A 250 g piece of tin at 99°C is dropped in 100 g of water at 10°C. If the final temperature of the mixture is 20°C, what is the specific heat of the tin?

To find the specific heat of the tin, we can use the principle of heat transfer, which states that the heat lost by the tin is equal to the heat gained by the water.

The heat lost or gained can be calculated using the formula:

Q = m * c * ΔT

Where:
Q = heat lost or gained
m = mass
c = specific heat
ΔT = change in temperature

For the tin:
Mass of tin, m_tin = 250 g
Initial temperature of tin, T_initial_tin = 99°C
Final temperature of mixture, T_final_mixture = 20°C

For the water:
Mass of water, m_water = 100 g
Initial temperature of water, T_initial_water = 10°C
Final temperature of mixture, T_final_mixture = 20°C

First, let's calculate the heat lost by the tin. As the tin cools down, heat is lost.

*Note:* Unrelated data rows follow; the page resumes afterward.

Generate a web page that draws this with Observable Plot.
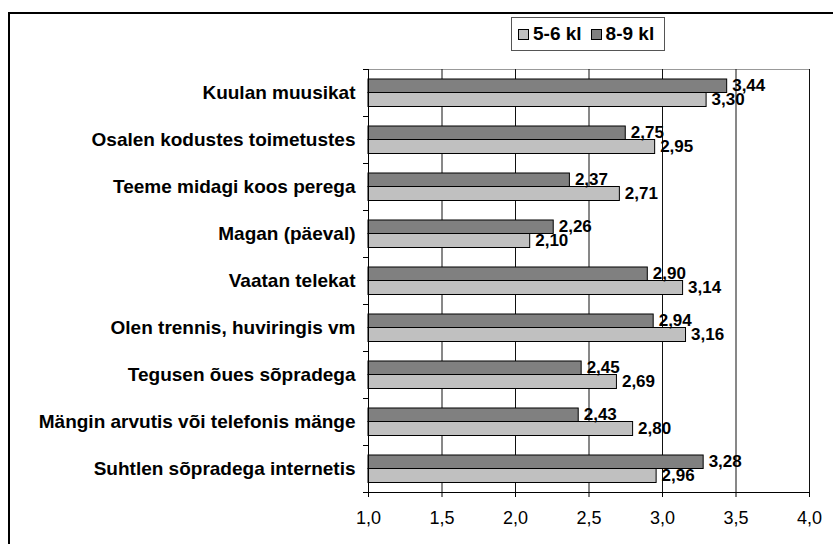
<!DOCTYPE html>
<html>
<head>
<meta charset="utf-8">
<script src="https://cdn.jsdelivr.net/npm/d3@7"></script>
<script src="https://cdn.jsdelivr.net/npm/@observablehq/plot@0.6"></script>
<style>
  html, body { margin: 0; padding: 0; background: #fff; overflow: hidden; }
  body { width: 833px; height: 544px; position: relative; font-family: "Liberation Sans", Arial, sans-serif; }
  #frame { position: absolute; left: 8px; top: 12px; width: 900px; height: 600px; border-left: 2px solid #000; border-top: 2px solid #000; box-sizing: border-box; }
  #chart { position: absolute; left: 0; top: 0; }
  #legend { position: absolute; left: 511px; top: 17px; width: 154px; height: 34px; box-sizing: border-box; border: 1px solid #555; background: #fff; display: flex; align-items: center; font-weight: bold; font-size: 19px; color: #000; }
  #legend .sw { display: inline-block; width: 11px; height: 11px; box-sizing: border-box; border: 1px solid #000; margin-right: 4px; }
  #legend .item { display: flex; align-items: center; }
</style>
</head>
<body>
<div id="frame"></div>
<div id="chart"></div>
<div id="legend"></div>
<script>
const categories = [
  "Kuulan muusikat",
  "Osalen kodustes toimetustes",
  "Teeme midagi koos perega",
  "Magan (päeval)",
  "Vaatan telekat",
  "Olen trennis, huviringis vm",
  "Tegusen õues sõpradega",
  "Mängin arvutis või telefonis mänge",
  "Suhtlen sõpradega internetis"
];
const series = ["5-6 kl", "8-9 kl"];
const values56 = [3.30, 2.95, 2.71, 2.10, 3.14, 3.16, 2.69, 2.80, 2.96];
const values89 = [3.44, 2.75, 2.37, 2.26, 2.90, 2.94, 2.45, 2.43, 3.28];
const xTicks = [1.0, 1.5, 2.0, 2.5, 3.0, 3.5, 4.0];
const colors = {"5-6 kl": "#c0c0c0", "8-9 kl": "#808080"};

const fmt = d => d.toFixed(2).replace(".", ",");
const fmtTick = d => d.toFixed(1).replace(".", ",");

const rows56 = categories.map((c, i) => ({cat: c, value: values56[i], series: series[0]}));
const rows89 = categories.map((c, i) => ({cat: c, value: values89[i], series: series[1]}));

const fontFamily = "'Liberation Sans', Arial, sans-serif";

const chart = Plot.plot({
  width: 833,
  height: 544,
  marginLeft: 368,
  marginRight: 24,
  marginTop: 69,
  marginBottom: 52,
  style: {fontFamily, background: "transparent", color: "#000"},
  x: {domain: [1, 4], ticks: xTicks, tickFormat: fmtTick, label: null},
  y: {domain: categories, type: "band", padding: 0, label: null},
  marks: [
    // top border of plot area
    Plot.ruleY([categories[0]], {y: d => d, dy: -23.5, stroke: "#999", strokeWidth: 1}),
    // vertical gridlines
    Plot.ruleX(xTicks.slice(1), {stroke: "#111", strokeWidth: 1}),
    // bars
    Plot.barX(rows89, {y: "cat", x1: 1, x2: "value", fill: colors["8-9 kl"], stroke: "#000", strokeWidth: 1, insetTop: 10, insetBottom: 23.5}),
    Plot.barX(rows56, {y: "cat", x1: 1, x2: "value", fill: colors["5-6 kl"], stroke: "#000", strokeWidth: 1, insetTop: 23.5, insetBottom: 9.5}),
    // left axis line
    Plot.ruleX([1], {stroke: "#000", strokeWidth: 1}),
    // left category boundary ticks
    Plot.ruleY(categories, {y: d => d, dy: -23.5, x1: 1, x2: 1, insetLeft: -5, stroke: "#000"}),
    Plot.ruleY([categories[categories.length - 1]], {y: d => d, dy: 23.5, x1: 1, x2: 1, insetLeft: -5, stroke: "#000"}),
    // bottom axis line
    Plot.ruleY([categories[categories.length - 1]], {y: d => d, dy: 23.5, stroke: "#000"}),
    Plot.axisX({ticks: xTicks, tickFormat: fmtTick, tickSize: 5, tickPadding: 14, fontSize: 18, stroke: "#000", fill: "#000", label: null}),
    Plot.axisY({tickSize: 0, tickPadding: 13, fontSize: 19, fontWeight: "bold", fill: "#000", label: null, style: "letter-spacing:0.25px"}),
    // value labels
    Plot.text(rows89, {y: "cat", x: "value", text: d => fmt(d.value), textAnchor: "start", dx: 5, dy: -7.5, fontSize: 17, fontWeight: "bold", fill: "#000"}),
    Plot.text(rows56, {y: "cat", x: "value", text: d => fmt(d.value), textAnchor: "start", dx: 5, dy: 7, fontSize: 17, fontWeight: "bold", fill: "#000"})
  ]
});
document.getElementById("chart").appendChild(chart);

const legend = document.getElementById("legend");
series.forEach((s, i) => {
  const item = document.createElement("span");
  item.className = "item";
  item.style.marginLeft = i === 0 ? "6px" : "9px";
  const sw = document.createElement("span");
  sw.className = "sw";
  sw.style.background = colors[s];
  item.appendChild(sw);
  item.appendChild(document.createTextNode(s));
  legend.appendChild(item);
});
</script>
</body>
</html>
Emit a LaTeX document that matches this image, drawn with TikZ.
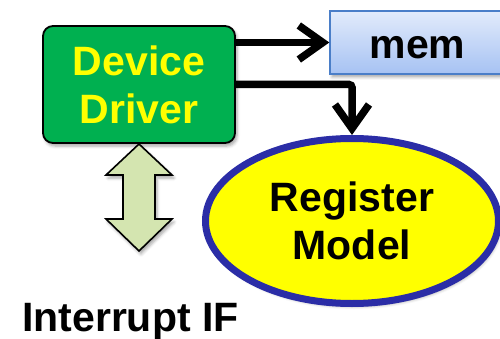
\documentclass[tikz,border=0pt]{standalone}
\usepackage{fontspec}
\setmainfont{Liberation Sans}
\usetikzlibrary{arrows.meta,shapes.geometric,shadows.blur}

\definecolor{drvgreen}{HTML}{00B050}
\definecolor{drvtext}{HTML}{FFFF00}
\definecolor{memtop}{HTML}{E2EBFB}
\definecolor{membot}{HTML}{A6C2F3}
\definecolor{memedge}{HTML}{4A7EC8}
\definecolor{regfill}{HTML}{FFFF00}
\definecolor{regedge}{HTML}{2B2DA6}
\definecolor{irqfill}{HTML}{D4E5B0}

\tikzset{
  bigtext/.style={font=\fontsize{41}{48}\selectfont\bfseries, align=center},
  softshadow/.style={blur shadow={shadow xshift=2pt, shadow yshift=-3pt,
      shadow blur radius=3pt, shadow opacity=35}},
  drvbox/.style={bigtext, softshadow, rectangle, rounded corners=10pt,
      draw=black, line width=1.8pt, fill=drvgreen, text=drvtext,
      minimum width=192pt, minimum height=117pt, inner sep=0pt},
  membox/.style={bigtext, softshadow, rectangle, draw=memedge, line width=1.4pt,
      top color=memtop, bottom color=membot, text height=33pt, text depth=0pt,
      minimum width=175pt, minimum height=63pt, inner sep=0pt},
  regnode/.style={bigtext, softshadow, ellipse, draw=regedge, line width=7pt,
      fill=regfill, minimum width=293pt, minimum height=165pt, inner sep=0pt},
  flow/.style={line width=7.5pt, rounded corners=3pt,
      -{Straight Barb[length=24pt,width=34pt]}},
}

\begin{document}
\begin{tikzpicture}[x=1pt, y=-1pt]
  \useasboundingbox (0,0) rectangle (500,339);

  % driver, memory and register model
  \node[drvbox] (dd) at (139,84.5) {Device\\Driver};
  \node[membox] (mem) at (417.5,42.5) {mem};
  \node[regnode] (reg) at (352,221) {Register\\Model};

  % interrupt interface: two-headed block arrow
  \draw[softshadow, fill=irqfill, draw=black, line width=1.6pt, line join=miter]
    (139,144) -- (172,175) -- (155,175) -- (155,219) -- (172,219) -- (139,251)
    -- (106,219) -- (123,219) -- (123,175) -- (106,175) -- cycle;
  \node[bigtext, anchor=base west, inner sep=0pt] (irq) at (22,331) {Interrupt IF};

  % connectors
  \draw[flow] (dd.east |- mem.west) -- (mem.west);
  \draw[flow] (dd.east) -| (reg.north);
\end{tikzpicture}
\end{document}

Q_lost = m_tin * c_tin * (T_initial_tin - T_final_mixture)

Substituting the values, we get:

Q_lost = 250 g * c_tin * (99°C - 20°C)

Next, let's calculate the heat gained by the water. As the water warms up, heat is gained.

Q_gained = m_water * c_water * (T_final_mixture - T_initial_water)

Substituting the values, we get:

Q_gained = 100 g * c_water * (20°C - 10°C)

According to the principle of heat transfer, the heat lost by the tin is equal to the heat gained by the water. Therefore:

Q_lost = Q_gained

250 g * c_tin * (99°C - 20°C) = 100 g * c_water * (20°C - 10°C)

Now, we can solve for the specific heat of the tin, c_tin:

c_tin = (100 g * c_water * (20°C - 10°C)) / (250 g * (99°C - 20°C))

By plugging in the known values, you can calculate the specific heat of the tin.